§ Task directions
Will you print the material below without altering a single character?

§ Given data
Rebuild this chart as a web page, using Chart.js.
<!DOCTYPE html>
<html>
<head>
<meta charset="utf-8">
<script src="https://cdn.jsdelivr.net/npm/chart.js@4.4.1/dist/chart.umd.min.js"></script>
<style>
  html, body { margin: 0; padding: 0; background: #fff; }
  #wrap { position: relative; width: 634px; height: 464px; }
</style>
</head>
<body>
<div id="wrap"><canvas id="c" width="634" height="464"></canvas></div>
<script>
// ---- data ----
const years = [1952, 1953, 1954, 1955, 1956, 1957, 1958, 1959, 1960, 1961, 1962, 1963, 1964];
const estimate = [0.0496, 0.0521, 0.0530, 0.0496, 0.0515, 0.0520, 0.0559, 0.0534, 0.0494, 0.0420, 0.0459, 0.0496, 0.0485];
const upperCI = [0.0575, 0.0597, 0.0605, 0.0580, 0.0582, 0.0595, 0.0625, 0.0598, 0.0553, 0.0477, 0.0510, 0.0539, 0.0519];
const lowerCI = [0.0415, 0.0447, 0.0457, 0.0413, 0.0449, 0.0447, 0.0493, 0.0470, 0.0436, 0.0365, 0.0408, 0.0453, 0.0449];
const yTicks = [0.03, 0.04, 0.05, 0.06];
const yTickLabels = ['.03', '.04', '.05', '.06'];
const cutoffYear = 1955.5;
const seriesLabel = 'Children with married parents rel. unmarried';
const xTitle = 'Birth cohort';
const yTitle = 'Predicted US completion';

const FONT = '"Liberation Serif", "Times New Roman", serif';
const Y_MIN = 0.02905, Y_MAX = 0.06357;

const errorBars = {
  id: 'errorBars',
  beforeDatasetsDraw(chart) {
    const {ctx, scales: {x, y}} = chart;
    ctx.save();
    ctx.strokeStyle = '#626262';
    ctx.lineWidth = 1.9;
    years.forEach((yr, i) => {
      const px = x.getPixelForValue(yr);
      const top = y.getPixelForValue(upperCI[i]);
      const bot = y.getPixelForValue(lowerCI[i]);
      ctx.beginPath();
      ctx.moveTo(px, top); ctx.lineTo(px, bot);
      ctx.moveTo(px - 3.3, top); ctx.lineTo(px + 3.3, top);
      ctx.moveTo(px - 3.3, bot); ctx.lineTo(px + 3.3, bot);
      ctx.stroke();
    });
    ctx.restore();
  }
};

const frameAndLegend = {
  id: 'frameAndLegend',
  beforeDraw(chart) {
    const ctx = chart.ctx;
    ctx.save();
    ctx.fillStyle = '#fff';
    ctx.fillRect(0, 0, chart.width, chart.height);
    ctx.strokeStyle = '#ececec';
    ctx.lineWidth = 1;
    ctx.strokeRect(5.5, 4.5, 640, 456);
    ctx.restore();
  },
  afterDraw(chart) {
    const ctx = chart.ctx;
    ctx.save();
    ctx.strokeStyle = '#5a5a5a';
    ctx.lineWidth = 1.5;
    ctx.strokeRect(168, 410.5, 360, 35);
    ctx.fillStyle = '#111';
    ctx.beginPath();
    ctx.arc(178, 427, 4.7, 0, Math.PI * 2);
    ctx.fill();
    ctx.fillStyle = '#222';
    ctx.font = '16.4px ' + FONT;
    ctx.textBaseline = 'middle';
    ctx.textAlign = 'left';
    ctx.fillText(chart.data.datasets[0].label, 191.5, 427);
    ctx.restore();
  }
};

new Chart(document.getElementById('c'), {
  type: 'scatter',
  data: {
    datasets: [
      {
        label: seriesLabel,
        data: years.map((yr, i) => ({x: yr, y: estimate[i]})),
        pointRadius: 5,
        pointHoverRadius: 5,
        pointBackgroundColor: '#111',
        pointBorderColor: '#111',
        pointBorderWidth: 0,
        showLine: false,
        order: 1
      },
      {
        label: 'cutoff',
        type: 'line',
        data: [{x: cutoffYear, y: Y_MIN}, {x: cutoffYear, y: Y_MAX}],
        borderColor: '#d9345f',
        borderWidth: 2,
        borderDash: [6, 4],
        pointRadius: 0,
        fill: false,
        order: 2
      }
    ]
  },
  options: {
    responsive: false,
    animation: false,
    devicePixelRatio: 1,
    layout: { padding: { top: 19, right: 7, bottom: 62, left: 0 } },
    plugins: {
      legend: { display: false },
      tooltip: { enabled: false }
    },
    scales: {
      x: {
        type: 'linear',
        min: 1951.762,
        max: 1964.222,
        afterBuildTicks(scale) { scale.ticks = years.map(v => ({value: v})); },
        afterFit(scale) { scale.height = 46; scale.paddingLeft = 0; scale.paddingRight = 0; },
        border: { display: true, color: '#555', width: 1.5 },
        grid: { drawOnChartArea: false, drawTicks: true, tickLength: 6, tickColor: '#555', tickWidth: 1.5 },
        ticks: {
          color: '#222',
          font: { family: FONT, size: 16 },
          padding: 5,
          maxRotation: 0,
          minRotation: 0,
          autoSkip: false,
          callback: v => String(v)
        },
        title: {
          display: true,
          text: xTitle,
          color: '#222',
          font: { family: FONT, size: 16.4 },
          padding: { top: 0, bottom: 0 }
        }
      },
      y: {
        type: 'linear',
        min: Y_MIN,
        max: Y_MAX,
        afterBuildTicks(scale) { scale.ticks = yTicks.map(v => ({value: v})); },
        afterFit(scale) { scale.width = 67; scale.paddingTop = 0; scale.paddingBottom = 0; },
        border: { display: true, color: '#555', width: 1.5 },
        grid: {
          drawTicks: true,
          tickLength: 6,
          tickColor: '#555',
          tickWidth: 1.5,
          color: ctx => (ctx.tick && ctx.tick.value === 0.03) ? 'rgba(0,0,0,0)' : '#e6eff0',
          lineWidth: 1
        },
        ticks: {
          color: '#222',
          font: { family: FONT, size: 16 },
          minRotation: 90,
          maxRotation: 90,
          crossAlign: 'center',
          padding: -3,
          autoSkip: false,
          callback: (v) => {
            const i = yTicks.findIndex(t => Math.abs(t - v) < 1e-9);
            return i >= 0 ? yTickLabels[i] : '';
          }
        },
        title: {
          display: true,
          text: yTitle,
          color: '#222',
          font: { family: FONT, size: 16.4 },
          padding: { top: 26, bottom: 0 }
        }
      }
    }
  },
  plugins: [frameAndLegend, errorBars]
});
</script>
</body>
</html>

§ Exercise answer
Rebuild this chart as a web page, using Chart.js.
<!DOCTYPE html>
<html>
<head>
<meta charset="utf-8">
<script src="https://cdn.jsdelivr.net/npm/chart.js@4.4.1/dist/chart.umd.min.js"></script>
<style>
  html, body { margin: 0; padding: 0; background: #fff; }
  #wrap { position: relative; width: 634px; height: 464px; }
</style>
</head>
<body>
<div id="wrap"><canvas id="c" width="634" height="464"></canvas></div>
<script>
// ---- data ----
const years = [1952, 1953, 1954, 1955, 1956, 1957, 1958, 1959, 1960, 1961, 1962, 1963, 1964];
const estimate = [0.0496, 0.0521, 0.0530, 0.0496, 0.0515, 0.0520, 0.0559, 0.0534, 0.0494, 0.0420, 0.0459, 0.0496, 0.0485];
const upperCI = [0.0575, 0.0597, 0.0605, 0.0580, 0.0582, 0.0595, 0.0625, 0.0598, 0.0553, 0.0477, 0.0510, 0.0539, 0.0519];
const lowerCI = [0.0415, 0.0447, 0.0457, 0.0413, 0.0449, 0.0447, 0.0493, 0.0470, 0.0436, 0.0365, 0.0408, 0.0453, 0.0449];
const yTicks = [0.03, 0.04, 0.05, 0.06];
const yTickLabels = ['.03', '.04', '.05', '.06'];
const cutoffYear = 1955.5;
const seriesLabel = 'Children with married parents rel. unmarried';
const xTitle = 'Birth cohort';
const yTitle = 'Predicted US completion';

const FONT = '"Liberation Serif", "Times New Roman", serif';
const Y_MIN = 0.02905, Y_MAX = 0.06357;

const errorBars = {
  id: 'errorBars',
  beforeDatasetsDraw(chart) {
    const {ctx, scales: {x, y}} = chart;
    ctx.save();
    ctx.strokeStyle = '#626262';
    ctx.lineWidth = 1.9;
    years.forEach((yr, i) => {
      const px = x.getPixelForValue(yr);
      const top = y.getPixelForValue(upperCI[i]);
      const bot = y.getPixelForValue(lowerCI[i]);
      ctx.beginPath();
      ctx.moveTo(px, top); ctx.lineTo(px, bot);
      ctx.moveTo(px - 3.3, top); ctx.lineTo(px + 3.3, top);
      ctx.moveTo(px - 3.3, bot); ctx.lineTo(px + 3.3, bot);
      ctx.stroke();
    });
    ctx.restore();
  }
};

const frameAndLegend = {
  id: 'frameAndLegend',
  beforeDraw(chart) {
    const ctx = chart.ctx;
    ctx.save();
    ctx.fillStyle = '#fff';
    ctx.fillRect(0, 0, chart.width, chart.height);
    ctx.strokeStyle = '#ececec';
    ctx.lineWidth = 1;
    ctx.strokeRect(5.5, 4.5, 640, 456);
    ctx.restore();
  },
  afterDraw(chart) {
    const ctx = chart.ctx;
    ctx.save();
    ctx.strokeStyle = '#5a5a5a';
    ctx.lineWidth = 1.5;
    ctx.strokeRect(168, 410.5, 360, 35);
    ctx.fillStyle = '#111';
    ctx.beginPath();
    ctx.arc(178, 427, 4.7, 0, Math.PI * 2);
    ctx.fill();
    ctx.fillStyle = '#222';
    ctx.font = '16.4px ' + FONT;
    ctx.textBaseline = 'middle';
    ctx.textAlign = 'left';
    ctx.fillText(chart.data.datasets[0].label, 191.5, 427);
    ctx.restore();
  }
};

new Chart(document.getElementById('c'), {
  type: 'scatter',
  data: {
    datasets: [
      {
        label: seriesLabel,
        data: years.map((yr, i) => ({x: yr, y: estimate[i]})),
        pointRadius: 5,
        pointHoverRadius: 5,
        pointBackgroundColor: '#111',
        pointBorderColor: '#111',
        pointBorderWidth: 0,
        showLine: false,
        order: 1
      },
      {
        label: 'cutoff',
        type: 'line',
        data: [{x: cutoffYear, y: Y_MIN}, {x: cutoffYear, y: Y_MAX}],
        borderColor: '#d9345f',
        borderWidth: 2,
        borderDash: [6, 4],
        pointRadius: 0,
        fill: false,
        order: 2
      }
    ]
  },
  options: {
    responsive: false,
    animation: false,
    devicePixelRatio: 1,
    layout: { padding: { top: 19, right: 7, bottom: 62, left: 0 } },
    plugins: {
      legend: { display: false },
      tooltip: { enabled: false }
    },
    scales: {
      x: {
        type: 'linear',
        min: 1951.762,
        max: 1964.222,
        afterBuildTicks(scale) { scale.ticks = years.map(v => ({value: v})); },
        afterFit(scale) { scale.height = 46; scale.paddingLeft = 0; scale.paddingRight = 0; },
        border: { display: true, color: '#555', width: 1.5 },
        grid: { drawOnChartArea: false, drawTicks: true, tickLength: 6, tickColor: '#555', tickWidth: 1.5 },
        ticks: {
          color: '#222',
          font: { family: FONT, size: 16 },
          padding: 5,
          maxRotation: 0,
          minRotation: 0,
          autoSkip: false,
          callback: v => String(v)
        },
        title: {
          display: true,
          text: xTitle,
          color: '#222',
          font: { family: FONT, size: 16.4 },
          padding: { top: 0, bottom: 0 }
        }
      },
      y: {
        type: 'linear',
        min: Y_MIN,
        max: Y_MAX,
        afterBuildTicks(scale) { scale.ticks = yTicks.map(v => ({value: v})); },
        afterFit(scale) { scale.width = 67; scale.paddingTop = 0; scale.paddingBottom = 0; },
        border: { display: true, color: '#555', width: 1.5 },
        grid: {
          drawTicks: true,
          tickLength: 6,
          tickColor: '#555',
          tickWidth: 1.5,
          color: ctx => (ctx.tick && ctx.tick.value === 0.03) ? 'rgba(0,0,0,0)' : '#e6eff0',
          lineWidth: 1
        },
        ticks: {
          color: '#222',
          font: { family: FONT, size: 16 },
          minRotation: 90,
          maxRotation: 90,
          crossAlign: 'center',
          padding: -3,
          autoSkip: false,
          callback: (v) => {
            const i = yTicks.findIndex(t => Math.abs(t - v) < 1e-9);
            return i >= 0 ? yTickLabels[i] : '';
          }
        },
        title: {
          display: true,
          text: yTitle,
          color: '#222',
          font: { family: FONT, size: 16.4 },
          padding: { top: 26, bottom: 0 }
        }
      }
    }
  },
  plugins: [frameAndLegend, errorBars]
});
</script>
</body>
</html>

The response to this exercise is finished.